The time for the salinity field to recover is, however, a much more complicated process. While the salinity decrease nearest the surface is the largest, and happens much more rapidly, it also tends to take the longest to recover on average. However, there is little coherent relationship between recovery time and accumulated precipitation, average wind, depth, and maximum decrease in salinity. This highlights the difference between rainfall’s immediate local impact on the upper ocean and the larger-scale dynamics and mixing that occurs after formation of a freshwater lens.
Figure 7 shows a sample of rain events occurring at the ship. The same one-dimensional model is used here, with forcing fields taken from the ship observations, and temperature and salinity profiles from the underway CTD casts taken during the cruise. The figure also shows the dissipation from the model (Figure 7d), which provides an estimate of mixing (e.g., Brainerd and Gregg, 1995). The depth to which mixing occurs within the ocean (the mixing layer depth) can be estimated using the dissipation, by examining the depth to which the dissipation decreases to near-background values (in Figure 7, below roughly −7, or ~ 10–7 m2 s–3) as in Kantha and Clayson (1994) and Sutherland et al. (2014). Again, a strong diurnal warming day is observed on September 1, and mixing is clearly limited to the surface during this stabilization of the upper ocean, with a cascade of the turbulence downward as the ocean begins to cool in the evening (Schudlich and Price, 1992). A few days previously, on August 30, a significant rain event occurs in the morning just as the heating begins. The cool rainwater initially reduces the SST. After the event, the winds stay relatively low and diurnal warming recurs. The following day, August 31, there is again a brief warming time followed by another significant rain event that cools and freshens the surface, followed by gusty winds and intermittent rain events that inhibit diurnal warming. In all of these events, the shallowing of the mixing layer depth is associated with light winds, and, when present, diurnal warming. Although shallow mixing occurs during precipitation, deeper mixing occurs immediately if and when the winds increase following the rain event.
Figure 7. Modeled near-surface temperatures (a) and salinities (b) for several days using data from R/V Revelle measurements (precipitation and wind measurements shown in (c)). Modeled dissipation rates are shown in (d); dissipation rates from a model simulation with no precipitation are shown in (e). Depths of mixing (turbucline depths) are shown in (f); results from the full simulation are shown in red and from the no-rainfall simulation in blue. > High res figure
In order to evaluate further the effects of precipitation on upper ocean mixing, an identical model simulation was performed, with one exception: the rainfall was set to zero throughout this time period. Figure 7e shows the resulting mixing. Very little difference in the mixing in the upper 5 m can be seen between the two simulations, although there is some indication of enhanced turbulence in the freshwater region during the rain event. The increase in turbulence within the shallow fresh layer and the decrease below are consistent with the observations of Smyth et al. (1997). However, the freshwater influx does affect the ocean, evidenced by the suppressed mixing below 5 m that occurs in the presence of rainfall and overall freshening of the mixed layer.

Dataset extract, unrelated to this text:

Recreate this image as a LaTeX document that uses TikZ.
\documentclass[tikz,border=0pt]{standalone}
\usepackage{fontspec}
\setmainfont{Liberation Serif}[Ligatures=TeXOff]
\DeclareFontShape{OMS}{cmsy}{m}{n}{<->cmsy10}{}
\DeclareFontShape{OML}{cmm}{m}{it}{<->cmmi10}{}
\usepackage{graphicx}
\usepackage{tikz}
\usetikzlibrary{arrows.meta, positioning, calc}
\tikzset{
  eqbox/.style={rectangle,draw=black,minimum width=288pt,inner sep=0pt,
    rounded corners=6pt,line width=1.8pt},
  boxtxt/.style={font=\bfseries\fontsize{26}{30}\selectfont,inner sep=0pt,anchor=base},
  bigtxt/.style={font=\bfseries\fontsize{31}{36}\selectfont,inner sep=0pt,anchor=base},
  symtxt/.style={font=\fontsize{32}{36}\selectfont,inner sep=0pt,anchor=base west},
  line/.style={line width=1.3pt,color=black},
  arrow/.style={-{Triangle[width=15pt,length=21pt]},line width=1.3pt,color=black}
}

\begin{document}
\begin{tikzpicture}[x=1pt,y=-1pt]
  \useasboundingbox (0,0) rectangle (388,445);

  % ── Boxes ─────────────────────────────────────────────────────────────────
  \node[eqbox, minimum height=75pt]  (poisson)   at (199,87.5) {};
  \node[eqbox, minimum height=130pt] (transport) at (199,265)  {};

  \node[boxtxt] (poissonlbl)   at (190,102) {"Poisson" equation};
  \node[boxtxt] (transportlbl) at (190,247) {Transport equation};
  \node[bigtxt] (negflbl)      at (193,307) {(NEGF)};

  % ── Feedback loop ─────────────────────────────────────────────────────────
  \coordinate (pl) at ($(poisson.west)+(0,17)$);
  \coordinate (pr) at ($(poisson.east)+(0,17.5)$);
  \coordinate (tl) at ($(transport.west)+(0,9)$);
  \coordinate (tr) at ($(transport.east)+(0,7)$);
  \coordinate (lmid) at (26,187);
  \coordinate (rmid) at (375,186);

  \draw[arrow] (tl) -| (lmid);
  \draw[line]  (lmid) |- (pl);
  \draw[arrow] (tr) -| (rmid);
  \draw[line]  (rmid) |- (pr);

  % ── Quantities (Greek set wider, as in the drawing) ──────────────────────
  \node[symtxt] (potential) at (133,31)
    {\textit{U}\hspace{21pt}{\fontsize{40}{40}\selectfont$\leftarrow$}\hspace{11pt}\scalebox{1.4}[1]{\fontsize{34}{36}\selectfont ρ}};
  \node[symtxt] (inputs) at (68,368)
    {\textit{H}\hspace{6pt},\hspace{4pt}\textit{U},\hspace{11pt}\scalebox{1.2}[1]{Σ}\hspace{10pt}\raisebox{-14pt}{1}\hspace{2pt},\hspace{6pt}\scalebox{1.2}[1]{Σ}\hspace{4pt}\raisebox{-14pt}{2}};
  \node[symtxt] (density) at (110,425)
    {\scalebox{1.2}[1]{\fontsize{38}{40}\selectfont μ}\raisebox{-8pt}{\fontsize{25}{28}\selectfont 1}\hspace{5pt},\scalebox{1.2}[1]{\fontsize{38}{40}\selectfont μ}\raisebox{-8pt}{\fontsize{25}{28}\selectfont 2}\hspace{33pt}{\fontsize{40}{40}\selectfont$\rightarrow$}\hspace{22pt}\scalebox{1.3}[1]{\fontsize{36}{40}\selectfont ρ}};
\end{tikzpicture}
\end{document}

Figure 7f shows another way of demonstrating this effect. It displays the difference in the depth at which the surface-induced mixing drops to background levels (defined as the turbucline in Kantha and Clayson, 1994) between the simulation with rainfall (in red) and the simulation without rainfall (in blue). The simulation with rain shows the individual rain events as short duration “spikes” in the turbucline that briefly shallow the mixing depth before being overwhelmed by the wind-driven turbulence. However, by comparing Figure 7d and e, it is clear that the cumulative effect of the rain is felt in the depth of mixing after a shallowing event (occurring through either diurnal warming or rain). This comparison demonstrates that the mixing is shallower with rain than the simulation without rain due to additional stabilization of the upper ocean by the rainfall. Thus, the immediate effect of the rainfall on the very near-surface mixing is typically limited to the rainfall event itself, and is highly dependent on the winds. Nowhere is this more evident than in the precipitation event on September 3 in which the decrease in mixing depth coincides with a sharp decrease in the winds, after which mixing again extends to nearly the depth it was prior to the rainfall event. This complicated interplay of stabilization by warming and rainfall and varying surface momentum input produces a wide variety of mixing scenarios (e.g., Figure 6), and the yearlong SPURS-2 buoy observations will provide fertile ground for further research.

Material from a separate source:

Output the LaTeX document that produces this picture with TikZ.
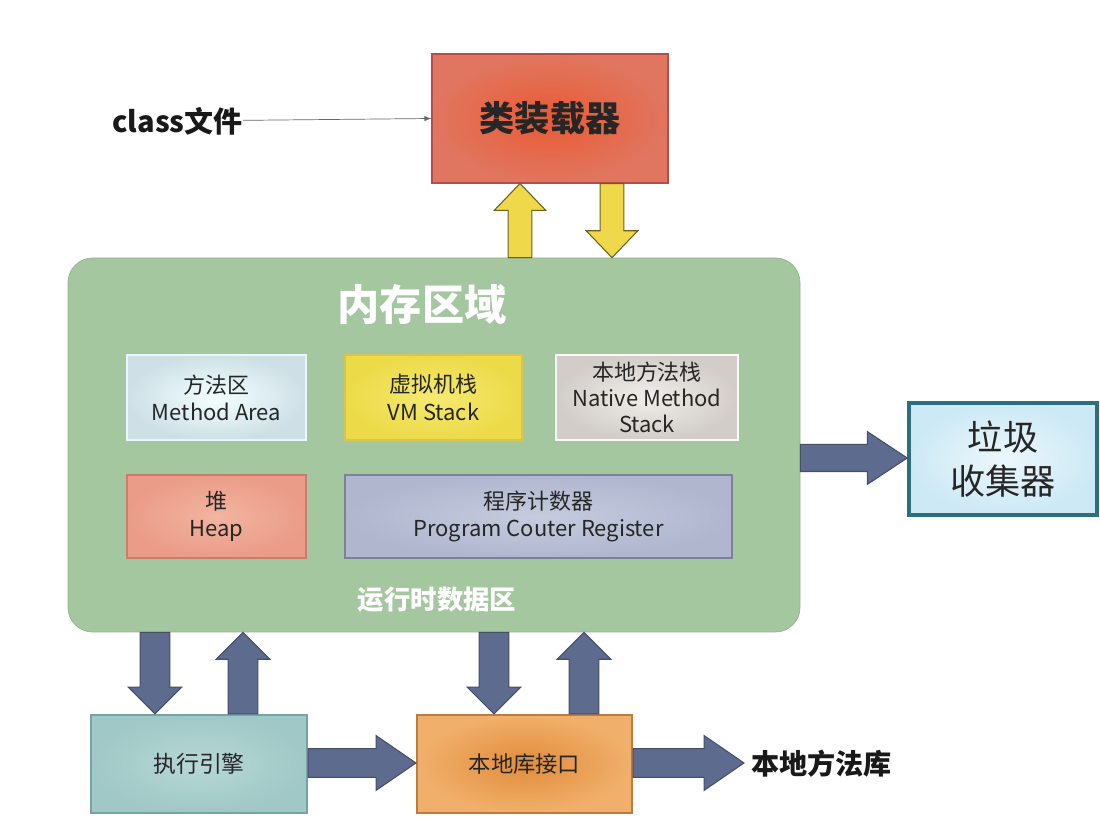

“Measurements of the atmosphere and ocean taken during the SPURS-2 field campaign provide a unique data set for understanding the precipitating region in the tropical eastern Pacific and its relationship with near-surface atmospheric and oceanic variability.”

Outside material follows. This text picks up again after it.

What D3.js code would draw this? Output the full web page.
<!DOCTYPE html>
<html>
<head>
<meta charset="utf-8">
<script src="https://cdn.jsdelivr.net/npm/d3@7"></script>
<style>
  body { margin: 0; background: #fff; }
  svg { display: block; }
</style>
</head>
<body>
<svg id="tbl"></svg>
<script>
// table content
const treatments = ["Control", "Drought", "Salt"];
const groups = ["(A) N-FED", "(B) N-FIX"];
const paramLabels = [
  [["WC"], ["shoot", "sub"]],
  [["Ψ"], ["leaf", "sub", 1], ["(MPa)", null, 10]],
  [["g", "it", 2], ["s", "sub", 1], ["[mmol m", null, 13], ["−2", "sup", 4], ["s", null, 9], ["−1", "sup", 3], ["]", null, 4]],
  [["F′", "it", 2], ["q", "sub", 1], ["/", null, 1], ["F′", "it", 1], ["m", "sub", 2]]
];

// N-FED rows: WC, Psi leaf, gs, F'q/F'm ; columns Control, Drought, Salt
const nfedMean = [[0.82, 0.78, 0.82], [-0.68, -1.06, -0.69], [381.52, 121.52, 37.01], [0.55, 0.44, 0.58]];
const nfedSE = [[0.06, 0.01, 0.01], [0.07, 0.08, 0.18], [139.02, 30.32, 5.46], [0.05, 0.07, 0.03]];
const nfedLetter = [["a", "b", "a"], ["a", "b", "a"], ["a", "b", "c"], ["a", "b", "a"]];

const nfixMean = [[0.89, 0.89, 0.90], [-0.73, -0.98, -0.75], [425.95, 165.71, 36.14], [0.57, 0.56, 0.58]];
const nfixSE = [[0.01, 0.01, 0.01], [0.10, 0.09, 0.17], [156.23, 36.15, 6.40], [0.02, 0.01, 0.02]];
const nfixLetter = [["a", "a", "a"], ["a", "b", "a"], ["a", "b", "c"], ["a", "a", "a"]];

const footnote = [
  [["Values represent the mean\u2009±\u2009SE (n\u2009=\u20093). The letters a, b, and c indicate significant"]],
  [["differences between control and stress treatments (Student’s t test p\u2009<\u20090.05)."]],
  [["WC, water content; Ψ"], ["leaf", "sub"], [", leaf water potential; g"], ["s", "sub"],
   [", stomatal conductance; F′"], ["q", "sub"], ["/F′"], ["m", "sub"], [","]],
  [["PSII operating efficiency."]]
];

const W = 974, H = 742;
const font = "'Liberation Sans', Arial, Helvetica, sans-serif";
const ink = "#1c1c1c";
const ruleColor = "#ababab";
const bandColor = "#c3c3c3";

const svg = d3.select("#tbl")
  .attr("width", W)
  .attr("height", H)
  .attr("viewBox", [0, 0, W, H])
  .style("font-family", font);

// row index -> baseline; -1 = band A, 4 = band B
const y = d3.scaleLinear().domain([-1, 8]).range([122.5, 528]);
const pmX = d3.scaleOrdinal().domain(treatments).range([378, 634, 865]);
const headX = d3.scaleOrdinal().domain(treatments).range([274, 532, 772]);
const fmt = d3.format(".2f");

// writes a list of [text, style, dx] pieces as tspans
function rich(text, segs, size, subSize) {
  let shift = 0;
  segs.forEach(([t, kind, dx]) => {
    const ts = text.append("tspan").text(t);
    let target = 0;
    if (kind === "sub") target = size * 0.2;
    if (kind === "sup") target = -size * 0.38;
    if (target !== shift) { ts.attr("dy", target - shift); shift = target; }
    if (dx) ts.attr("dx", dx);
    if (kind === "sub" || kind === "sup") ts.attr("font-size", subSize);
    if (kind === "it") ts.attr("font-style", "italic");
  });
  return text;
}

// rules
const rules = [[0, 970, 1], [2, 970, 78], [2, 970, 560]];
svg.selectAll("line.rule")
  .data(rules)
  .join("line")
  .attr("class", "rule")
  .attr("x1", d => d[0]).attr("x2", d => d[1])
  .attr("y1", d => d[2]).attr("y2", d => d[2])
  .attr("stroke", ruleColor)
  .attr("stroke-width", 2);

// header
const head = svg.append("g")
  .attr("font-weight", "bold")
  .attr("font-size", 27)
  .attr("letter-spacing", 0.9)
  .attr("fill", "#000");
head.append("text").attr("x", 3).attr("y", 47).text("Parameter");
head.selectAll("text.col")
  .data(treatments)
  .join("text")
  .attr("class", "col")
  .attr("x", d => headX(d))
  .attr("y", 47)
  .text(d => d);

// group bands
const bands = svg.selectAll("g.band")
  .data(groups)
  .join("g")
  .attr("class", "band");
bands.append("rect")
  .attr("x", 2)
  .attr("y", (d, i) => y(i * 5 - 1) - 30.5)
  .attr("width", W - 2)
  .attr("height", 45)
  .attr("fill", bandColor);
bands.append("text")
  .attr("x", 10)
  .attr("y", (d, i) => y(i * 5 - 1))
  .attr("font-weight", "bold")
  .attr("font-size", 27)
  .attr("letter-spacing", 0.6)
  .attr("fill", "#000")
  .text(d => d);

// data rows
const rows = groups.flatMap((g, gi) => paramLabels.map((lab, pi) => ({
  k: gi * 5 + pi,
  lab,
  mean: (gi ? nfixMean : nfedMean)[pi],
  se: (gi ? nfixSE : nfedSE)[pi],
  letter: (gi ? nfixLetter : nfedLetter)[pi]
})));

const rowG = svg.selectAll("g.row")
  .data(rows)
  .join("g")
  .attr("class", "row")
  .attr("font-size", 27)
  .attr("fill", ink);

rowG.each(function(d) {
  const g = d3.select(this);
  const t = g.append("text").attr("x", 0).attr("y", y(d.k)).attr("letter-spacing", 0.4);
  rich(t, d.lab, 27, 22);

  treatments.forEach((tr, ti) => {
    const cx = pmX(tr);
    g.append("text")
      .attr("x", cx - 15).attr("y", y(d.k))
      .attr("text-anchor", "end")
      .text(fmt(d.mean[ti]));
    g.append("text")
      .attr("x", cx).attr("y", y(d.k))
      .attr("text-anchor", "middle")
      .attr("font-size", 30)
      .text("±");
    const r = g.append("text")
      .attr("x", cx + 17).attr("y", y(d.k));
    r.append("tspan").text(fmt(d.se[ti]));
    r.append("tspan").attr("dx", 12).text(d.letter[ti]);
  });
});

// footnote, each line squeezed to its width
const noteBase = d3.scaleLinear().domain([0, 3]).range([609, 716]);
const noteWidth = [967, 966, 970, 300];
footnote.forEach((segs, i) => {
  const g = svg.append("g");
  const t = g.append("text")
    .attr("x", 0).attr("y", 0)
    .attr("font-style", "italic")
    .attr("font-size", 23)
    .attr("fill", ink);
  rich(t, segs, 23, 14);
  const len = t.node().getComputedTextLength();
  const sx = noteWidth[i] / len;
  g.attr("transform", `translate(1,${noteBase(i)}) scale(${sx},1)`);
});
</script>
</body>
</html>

Measurements of the atmosphere and ocean taken during the SPURS-2 field campaign provide a unique data set for understanding the precipitating region in the tropical eastern Pacific and its relationship with near-surface atmospheric and oceanic variability. Contemporaneous measurements of the atmospheric boundary layer, the ocean boundary layer, and surface fluxes permit evaluation of the effects of rainfall on upper-ocean structure and mixing. The patchy and episodic rainfall observed at the buoy is a result of atmospheric conditions related to moisture flux divergence and storage. Resulting near-surface salinity stratification during the rain events is clear, but the evolution of the salinity stratification is strongly modulated by net heat flux and surface stress (i.e., wind mixing). Overall reduction of mixing at depth due to enhanced stratification is driven by continued input of freshwater to the upper ocean, which is clear from observations and simulations using a turbulence resolving mixed-layer model.
Although SPURS-2 focused on the tropical eastern Pacific, results from the data discussed here are more widely applicable. In particular, the direct measurements of heat and moisture fluxes from the buoy add significantly to our knowledge of air-sea transfer of moisture and heat and will help improve bulk formulas. The good agreement between ship and satellite observations of the atmosphere and the ocean surface provide confidence in the use of observations to investigate how local processes impact the coupled ocean-atmosphere system on larger scales.